▶ [WHAT YOU ARE ASKED TO DO]: Copy exactly the lines that run from the top of the listing to the line containing "from matplotlib.patches import", both ends included, and omit the pictures.

▶ [RECORDED DATA]:
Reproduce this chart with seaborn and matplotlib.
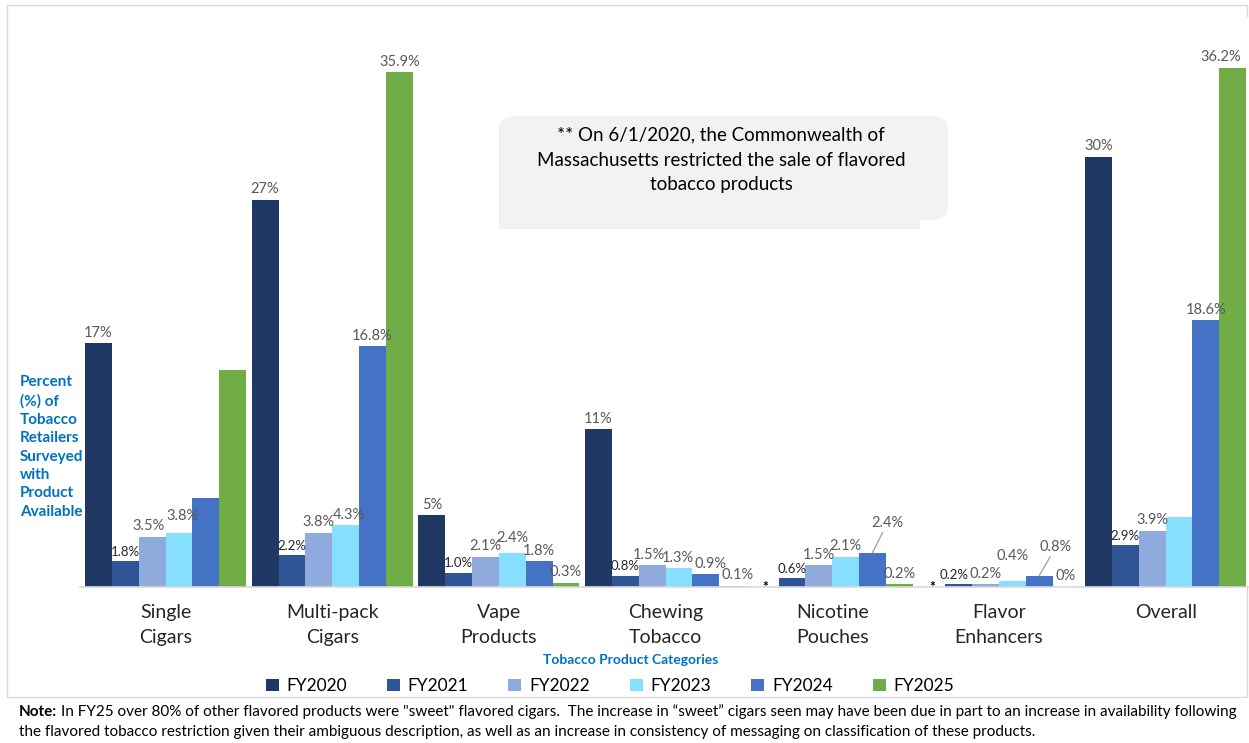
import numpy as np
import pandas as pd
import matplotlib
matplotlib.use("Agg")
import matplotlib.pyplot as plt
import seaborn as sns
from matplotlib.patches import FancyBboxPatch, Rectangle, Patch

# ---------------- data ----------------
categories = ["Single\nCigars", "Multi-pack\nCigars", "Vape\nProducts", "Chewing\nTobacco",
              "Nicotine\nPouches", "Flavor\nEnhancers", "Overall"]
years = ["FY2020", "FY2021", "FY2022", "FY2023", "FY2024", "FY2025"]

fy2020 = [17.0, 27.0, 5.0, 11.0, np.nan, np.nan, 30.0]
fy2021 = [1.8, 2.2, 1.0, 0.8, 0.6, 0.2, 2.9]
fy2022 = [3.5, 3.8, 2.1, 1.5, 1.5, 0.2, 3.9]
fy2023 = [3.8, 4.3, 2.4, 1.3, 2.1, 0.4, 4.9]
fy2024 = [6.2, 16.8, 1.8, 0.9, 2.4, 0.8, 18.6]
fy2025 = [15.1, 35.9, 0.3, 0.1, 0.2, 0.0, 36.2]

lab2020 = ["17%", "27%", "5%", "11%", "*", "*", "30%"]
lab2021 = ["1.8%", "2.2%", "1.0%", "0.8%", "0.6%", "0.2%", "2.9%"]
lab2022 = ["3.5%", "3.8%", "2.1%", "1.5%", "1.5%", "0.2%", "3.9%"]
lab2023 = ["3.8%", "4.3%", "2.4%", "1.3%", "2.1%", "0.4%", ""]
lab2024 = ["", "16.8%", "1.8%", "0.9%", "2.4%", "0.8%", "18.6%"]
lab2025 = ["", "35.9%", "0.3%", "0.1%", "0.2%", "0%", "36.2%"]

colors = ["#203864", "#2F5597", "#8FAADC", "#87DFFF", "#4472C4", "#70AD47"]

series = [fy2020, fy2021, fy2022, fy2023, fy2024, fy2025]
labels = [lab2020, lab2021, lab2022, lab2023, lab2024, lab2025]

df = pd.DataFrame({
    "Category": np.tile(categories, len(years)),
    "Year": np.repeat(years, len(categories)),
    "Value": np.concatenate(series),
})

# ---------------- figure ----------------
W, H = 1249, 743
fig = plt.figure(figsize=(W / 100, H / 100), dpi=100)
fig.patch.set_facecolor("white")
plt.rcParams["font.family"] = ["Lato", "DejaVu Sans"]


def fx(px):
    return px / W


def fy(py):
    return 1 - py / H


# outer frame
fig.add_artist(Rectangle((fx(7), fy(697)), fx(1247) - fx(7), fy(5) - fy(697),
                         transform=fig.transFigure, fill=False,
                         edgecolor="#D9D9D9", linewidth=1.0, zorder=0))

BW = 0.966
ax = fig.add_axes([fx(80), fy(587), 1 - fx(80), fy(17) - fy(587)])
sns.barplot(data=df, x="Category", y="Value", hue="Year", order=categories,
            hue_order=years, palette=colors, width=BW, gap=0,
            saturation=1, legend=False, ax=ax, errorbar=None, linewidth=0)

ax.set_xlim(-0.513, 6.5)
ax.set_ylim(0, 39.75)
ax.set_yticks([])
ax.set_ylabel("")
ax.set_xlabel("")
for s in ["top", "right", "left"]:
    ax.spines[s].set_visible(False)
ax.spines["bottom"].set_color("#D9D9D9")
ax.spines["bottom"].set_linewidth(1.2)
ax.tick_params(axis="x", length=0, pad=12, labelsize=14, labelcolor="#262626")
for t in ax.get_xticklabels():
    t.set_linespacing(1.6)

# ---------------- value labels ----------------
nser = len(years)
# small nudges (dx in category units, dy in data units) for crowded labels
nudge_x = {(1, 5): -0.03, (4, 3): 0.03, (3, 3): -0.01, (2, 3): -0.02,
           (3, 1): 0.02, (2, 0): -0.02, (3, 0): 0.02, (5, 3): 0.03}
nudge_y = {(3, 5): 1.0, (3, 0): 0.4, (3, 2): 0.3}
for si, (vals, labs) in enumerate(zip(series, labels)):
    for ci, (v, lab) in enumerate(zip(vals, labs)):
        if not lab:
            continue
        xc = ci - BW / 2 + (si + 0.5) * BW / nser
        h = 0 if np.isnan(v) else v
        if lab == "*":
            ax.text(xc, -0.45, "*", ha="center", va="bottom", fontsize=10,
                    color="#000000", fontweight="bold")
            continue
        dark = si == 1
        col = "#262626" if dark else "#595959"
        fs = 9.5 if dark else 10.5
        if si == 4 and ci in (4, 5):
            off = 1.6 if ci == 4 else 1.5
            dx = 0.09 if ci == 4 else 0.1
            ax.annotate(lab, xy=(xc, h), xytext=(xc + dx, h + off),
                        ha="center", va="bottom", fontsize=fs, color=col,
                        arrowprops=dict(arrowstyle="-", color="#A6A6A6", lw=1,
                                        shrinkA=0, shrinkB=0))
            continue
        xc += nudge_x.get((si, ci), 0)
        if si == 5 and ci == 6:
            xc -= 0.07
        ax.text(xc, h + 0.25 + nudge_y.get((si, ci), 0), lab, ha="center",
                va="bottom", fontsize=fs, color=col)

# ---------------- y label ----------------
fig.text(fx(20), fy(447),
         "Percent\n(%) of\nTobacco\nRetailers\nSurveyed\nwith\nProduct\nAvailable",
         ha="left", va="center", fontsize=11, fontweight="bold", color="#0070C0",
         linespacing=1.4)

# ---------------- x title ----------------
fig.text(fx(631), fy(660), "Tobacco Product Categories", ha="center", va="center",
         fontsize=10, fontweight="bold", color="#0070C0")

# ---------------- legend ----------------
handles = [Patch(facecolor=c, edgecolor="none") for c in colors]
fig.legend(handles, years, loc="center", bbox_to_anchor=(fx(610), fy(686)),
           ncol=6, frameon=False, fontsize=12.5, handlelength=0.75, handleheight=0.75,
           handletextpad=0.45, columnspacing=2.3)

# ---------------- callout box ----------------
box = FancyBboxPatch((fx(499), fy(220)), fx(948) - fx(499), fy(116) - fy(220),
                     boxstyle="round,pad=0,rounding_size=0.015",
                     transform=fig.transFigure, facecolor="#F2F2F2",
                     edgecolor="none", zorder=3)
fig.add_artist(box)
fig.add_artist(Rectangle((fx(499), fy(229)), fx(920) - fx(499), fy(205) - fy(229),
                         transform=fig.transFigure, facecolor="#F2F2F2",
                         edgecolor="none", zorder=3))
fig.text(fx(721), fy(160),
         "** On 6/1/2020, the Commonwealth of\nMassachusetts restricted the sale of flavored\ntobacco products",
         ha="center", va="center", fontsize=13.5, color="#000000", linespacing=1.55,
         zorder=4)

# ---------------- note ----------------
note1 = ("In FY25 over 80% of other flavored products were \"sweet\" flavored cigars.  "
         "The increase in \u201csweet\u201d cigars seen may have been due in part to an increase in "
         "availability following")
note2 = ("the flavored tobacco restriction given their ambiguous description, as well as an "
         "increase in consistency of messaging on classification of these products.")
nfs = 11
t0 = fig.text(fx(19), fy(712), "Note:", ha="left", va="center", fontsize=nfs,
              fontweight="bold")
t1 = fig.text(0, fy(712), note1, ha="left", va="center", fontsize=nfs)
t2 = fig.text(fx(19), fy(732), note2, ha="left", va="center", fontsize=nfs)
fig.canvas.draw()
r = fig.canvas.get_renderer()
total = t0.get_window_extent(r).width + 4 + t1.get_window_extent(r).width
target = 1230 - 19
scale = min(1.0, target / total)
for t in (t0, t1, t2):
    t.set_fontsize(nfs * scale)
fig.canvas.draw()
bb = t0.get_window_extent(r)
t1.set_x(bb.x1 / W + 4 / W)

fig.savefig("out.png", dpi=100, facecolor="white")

▶ [SOLVED PROBLEM]:
Reproduce this chart with seaborn and matplotlib.
import numpy as np
import pandas as pd
import matplotlib
matplotlib.use("Agg")
import matplotlib.pyplot as plt
import seaborn as sns
from matplotlib.patches import FancyBboxPatch, Rectangle, Patch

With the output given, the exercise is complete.